Data items:
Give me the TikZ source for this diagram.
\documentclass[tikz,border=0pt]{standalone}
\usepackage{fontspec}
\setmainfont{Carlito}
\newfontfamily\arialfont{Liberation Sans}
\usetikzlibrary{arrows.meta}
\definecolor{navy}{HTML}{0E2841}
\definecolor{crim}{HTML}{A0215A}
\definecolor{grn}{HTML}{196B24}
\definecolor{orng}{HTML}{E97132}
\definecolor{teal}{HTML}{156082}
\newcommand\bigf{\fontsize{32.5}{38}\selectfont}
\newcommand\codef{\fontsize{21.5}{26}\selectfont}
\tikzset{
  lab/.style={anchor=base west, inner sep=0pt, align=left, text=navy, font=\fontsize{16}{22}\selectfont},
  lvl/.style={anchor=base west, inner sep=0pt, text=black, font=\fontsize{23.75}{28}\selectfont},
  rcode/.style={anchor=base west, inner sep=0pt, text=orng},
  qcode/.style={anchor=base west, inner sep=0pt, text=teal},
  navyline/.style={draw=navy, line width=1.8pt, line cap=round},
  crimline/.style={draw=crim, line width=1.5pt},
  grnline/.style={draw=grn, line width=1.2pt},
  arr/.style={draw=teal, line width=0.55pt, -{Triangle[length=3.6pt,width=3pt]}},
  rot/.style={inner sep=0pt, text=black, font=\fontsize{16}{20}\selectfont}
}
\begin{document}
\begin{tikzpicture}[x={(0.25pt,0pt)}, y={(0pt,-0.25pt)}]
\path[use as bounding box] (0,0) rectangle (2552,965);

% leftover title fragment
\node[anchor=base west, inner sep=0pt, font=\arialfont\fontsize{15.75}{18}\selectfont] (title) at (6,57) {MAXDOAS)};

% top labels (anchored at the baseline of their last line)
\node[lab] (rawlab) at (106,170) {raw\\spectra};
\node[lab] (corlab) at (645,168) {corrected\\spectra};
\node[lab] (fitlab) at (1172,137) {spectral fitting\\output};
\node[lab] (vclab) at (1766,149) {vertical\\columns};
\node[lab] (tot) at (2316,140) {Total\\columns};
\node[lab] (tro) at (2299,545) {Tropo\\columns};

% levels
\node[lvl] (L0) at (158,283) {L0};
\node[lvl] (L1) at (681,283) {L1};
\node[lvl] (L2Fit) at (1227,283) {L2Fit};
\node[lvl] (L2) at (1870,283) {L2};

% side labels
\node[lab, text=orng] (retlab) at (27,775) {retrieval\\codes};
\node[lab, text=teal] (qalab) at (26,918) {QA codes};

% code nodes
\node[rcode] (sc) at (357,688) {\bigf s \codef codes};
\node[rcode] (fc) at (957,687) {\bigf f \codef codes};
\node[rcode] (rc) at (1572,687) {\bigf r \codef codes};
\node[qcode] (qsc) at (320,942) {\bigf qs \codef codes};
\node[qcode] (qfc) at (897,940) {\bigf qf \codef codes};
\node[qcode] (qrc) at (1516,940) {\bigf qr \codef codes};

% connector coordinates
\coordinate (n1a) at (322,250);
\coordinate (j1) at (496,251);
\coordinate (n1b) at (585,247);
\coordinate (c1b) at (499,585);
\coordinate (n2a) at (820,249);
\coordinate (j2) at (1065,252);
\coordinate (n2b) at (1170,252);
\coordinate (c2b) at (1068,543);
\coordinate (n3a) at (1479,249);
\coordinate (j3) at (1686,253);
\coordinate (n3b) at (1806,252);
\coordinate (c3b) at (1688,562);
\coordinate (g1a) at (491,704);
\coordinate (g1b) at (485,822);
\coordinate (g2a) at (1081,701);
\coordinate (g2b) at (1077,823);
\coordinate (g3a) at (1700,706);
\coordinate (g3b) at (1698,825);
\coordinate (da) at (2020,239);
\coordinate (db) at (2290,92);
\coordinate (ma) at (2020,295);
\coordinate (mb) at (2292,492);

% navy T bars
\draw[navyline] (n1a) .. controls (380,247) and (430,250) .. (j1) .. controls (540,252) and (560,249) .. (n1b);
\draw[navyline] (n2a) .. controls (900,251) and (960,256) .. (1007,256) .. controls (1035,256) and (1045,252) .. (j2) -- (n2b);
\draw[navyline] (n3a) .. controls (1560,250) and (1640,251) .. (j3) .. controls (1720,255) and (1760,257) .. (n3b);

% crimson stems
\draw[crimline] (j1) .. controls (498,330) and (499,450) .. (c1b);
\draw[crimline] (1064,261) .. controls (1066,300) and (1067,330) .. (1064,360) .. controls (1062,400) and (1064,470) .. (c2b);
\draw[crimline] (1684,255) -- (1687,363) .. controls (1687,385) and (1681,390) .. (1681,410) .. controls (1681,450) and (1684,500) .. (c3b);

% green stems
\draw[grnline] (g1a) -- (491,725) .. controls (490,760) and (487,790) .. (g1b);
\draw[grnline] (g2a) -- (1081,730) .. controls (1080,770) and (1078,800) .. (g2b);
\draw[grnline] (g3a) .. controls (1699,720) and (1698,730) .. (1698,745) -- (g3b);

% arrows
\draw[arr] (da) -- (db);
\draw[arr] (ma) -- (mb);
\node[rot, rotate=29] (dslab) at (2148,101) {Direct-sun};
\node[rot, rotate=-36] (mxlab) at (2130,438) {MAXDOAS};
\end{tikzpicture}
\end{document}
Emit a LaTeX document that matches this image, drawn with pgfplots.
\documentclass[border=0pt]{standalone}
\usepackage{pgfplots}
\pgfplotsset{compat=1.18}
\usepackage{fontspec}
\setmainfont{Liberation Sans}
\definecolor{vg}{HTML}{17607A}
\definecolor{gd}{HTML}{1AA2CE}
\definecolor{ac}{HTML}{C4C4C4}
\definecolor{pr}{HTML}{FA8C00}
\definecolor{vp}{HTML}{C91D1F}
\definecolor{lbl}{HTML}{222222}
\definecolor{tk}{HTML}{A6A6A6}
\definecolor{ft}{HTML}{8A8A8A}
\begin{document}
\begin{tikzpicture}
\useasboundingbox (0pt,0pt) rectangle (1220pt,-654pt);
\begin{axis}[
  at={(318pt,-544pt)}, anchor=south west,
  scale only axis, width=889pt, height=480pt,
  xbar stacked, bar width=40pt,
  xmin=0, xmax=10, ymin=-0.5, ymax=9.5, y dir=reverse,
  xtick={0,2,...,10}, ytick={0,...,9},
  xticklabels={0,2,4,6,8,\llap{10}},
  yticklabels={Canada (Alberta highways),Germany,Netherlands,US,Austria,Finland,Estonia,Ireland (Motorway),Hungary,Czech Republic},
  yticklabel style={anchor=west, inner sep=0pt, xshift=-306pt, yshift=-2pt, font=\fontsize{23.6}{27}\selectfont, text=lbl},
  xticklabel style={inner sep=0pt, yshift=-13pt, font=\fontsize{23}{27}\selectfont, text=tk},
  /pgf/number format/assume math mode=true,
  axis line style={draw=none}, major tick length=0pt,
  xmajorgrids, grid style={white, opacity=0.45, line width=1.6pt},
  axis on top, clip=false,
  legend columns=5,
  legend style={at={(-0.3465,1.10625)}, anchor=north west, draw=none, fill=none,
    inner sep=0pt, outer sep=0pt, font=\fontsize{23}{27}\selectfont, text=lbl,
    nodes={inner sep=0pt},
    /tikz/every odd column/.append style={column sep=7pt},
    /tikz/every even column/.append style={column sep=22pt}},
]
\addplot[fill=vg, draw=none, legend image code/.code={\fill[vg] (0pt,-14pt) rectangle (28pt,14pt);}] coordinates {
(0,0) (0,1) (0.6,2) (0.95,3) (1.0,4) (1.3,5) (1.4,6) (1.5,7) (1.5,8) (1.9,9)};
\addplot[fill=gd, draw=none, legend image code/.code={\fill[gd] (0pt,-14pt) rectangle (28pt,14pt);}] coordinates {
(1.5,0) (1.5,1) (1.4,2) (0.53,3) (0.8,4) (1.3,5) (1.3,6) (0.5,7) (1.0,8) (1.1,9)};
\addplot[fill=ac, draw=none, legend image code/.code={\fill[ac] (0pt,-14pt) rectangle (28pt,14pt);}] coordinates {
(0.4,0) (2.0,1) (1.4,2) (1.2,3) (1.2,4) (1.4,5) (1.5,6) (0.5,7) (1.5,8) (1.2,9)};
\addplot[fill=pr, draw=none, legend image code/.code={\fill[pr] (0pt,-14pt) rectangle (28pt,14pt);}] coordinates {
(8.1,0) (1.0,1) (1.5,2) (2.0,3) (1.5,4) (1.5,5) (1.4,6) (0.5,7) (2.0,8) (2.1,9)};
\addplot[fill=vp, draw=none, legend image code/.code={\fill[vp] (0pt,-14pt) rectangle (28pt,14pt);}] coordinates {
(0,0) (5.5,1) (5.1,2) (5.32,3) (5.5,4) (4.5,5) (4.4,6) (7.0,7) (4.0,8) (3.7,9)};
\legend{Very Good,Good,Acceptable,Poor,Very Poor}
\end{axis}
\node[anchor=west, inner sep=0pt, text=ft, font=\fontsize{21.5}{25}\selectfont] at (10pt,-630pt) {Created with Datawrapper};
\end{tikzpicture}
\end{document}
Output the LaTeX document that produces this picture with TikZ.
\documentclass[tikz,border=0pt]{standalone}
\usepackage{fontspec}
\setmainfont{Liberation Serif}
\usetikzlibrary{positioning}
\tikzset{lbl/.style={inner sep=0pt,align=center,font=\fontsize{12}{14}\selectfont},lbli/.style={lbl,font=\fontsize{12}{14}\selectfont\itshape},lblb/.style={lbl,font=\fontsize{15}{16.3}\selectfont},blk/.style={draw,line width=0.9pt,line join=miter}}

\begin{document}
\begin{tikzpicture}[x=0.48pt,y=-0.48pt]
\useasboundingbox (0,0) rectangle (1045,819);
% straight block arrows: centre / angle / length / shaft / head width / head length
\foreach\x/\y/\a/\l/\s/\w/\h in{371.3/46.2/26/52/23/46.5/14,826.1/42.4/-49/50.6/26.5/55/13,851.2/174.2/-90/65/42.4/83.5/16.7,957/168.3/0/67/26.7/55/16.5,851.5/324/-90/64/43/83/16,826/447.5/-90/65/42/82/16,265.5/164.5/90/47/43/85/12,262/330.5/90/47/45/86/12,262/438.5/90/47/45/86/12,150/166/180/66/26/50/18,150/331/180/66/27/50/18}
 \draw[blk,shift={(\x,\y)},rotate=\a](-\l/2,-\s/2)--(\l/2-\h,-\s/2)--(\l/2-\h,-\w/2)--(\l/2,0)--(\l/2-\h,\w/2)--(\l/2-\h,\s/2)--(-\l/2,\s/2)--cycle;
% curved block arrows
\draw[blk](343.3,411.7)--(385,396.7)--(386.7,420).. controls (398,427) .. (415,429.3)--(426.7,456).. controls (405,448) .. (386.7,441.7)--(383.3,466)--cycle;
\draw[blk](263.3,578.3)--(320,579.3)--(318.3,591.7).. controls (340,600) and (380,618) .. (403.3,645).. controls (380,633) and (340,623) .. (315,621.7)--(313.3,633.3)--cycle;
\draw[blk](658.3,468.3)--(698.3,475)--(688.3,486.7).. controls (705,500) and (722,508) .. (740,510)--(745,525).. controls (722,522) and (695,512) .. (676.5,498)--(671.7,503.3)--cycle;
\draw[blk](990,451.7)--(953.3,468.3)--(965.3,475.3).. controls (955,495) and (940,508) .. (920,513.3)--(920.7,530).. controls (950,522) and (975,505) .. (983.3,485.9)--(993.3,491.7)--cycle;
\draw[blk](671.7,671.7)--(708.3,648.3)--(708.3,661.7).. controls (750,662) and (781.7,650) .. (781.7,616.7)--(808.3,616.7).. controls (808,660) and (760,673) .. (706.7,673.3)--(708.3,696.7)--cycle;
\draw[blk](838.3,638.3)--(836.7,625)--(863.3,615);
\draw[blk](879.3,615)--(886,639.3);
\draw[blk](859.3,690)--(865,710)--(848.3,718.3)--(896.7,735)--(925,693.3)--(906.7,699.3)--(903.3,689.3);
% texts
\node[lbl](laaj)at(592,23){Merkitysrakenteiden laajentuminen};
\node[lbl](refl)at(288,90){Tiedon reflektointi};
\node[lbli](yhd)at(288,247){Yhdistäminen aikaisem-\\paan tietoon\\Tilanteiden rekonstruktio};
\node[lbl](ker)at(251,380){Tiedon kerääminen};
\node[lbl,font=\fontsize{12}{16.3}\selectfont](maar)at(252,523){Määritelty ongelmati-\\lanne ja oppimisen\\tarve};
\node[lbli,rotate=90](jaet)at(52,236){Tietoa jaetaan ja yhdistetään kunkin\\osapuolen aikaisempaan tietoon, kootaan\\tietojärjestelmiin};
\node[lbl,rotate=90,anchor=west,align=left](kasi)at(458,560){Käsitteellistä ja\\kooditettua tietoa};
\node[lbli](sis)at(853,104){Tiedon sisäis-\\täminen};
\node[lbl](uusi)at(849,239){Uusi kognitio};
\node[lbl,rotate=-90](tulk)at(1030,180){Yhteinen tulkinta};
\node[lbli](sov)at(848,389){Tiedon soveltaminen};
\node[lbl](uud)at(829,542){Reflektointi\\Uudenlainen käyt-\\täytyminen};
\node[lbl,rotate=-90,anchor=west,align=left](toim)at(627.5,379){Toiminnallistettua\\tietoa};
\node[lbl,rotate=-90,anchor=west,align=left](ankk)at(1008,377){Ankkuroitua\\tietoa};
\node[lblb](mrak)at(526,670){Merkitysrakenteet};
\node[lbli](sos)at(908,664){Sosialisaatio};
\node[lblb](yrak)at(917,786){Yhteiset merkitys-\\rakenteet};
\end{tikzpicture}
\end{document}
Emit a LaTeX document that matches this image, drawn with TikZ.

EXERCISE REQUIREMENTS:
From the first line of the data above to the line holding "(0,0) rectangle (2552,965);", reproduce each line exactly; emit no other lines.

RIGHT ANSWER:
Give me the TikZ source for this diagram.
\documentclass[tikz,border=0pt]{standalone}
\usepackage{fontspec}
\setmainfont{Carlito}
\newfontfamily\arialfont{Liberation Sans}
\usetikzlibrary{arrows.meta}
\definecolor{navy}{HTML}{0E2841}
\definecolor{crim}{HTML}{A0215A}
\definecolor{grn}{HTML}{196B24}
\definecolor{orng}{HTML}{E97132}
\definecolor{teal}{HTML}{156082}
\newcommand\bigf{\fontsize{32.5}{38}\selectfont}
\newcommand\codef{\fontsize{21.5}{26}\selectfont}
\tikzset{
  lab/.style={anchor=base west, inner sep=0pt, align=left, text=navy, font=\fontsize{16}{22}\selectfont},
  lvl/.style={anchor=base west, inner sep=0pt, text=black, font=\fontsize{23.75}{28}\selectfont},
  rcode/.style={anchor=base west, inner sep=0pt, text=orng},
  qcode/.style={anchor=base west, inner sep=0pt, text=teal},
  navyline/.style={draw=navy, line width=1.8pt, line cap=round},
  crimline/.style={draw=crim, line width=1.5pt},
  grnline/.style={draw=grn, line width=1.2pt},
  arr/.style={draw=teal, line width=0.55pt, -{Triangle[length=3.6pt,width=3pt]}},
  rot/.style={inner sep=0pt, text=black, font=\fontsize{16}{20}\selectfont}
}
\begin{document}
\begin{tikzpicture}[x={(0.25pt,0pt)}, y={(0pt,-0.25pt)}]
\path[use as bounding box] (0,0) rectangle (2552,965);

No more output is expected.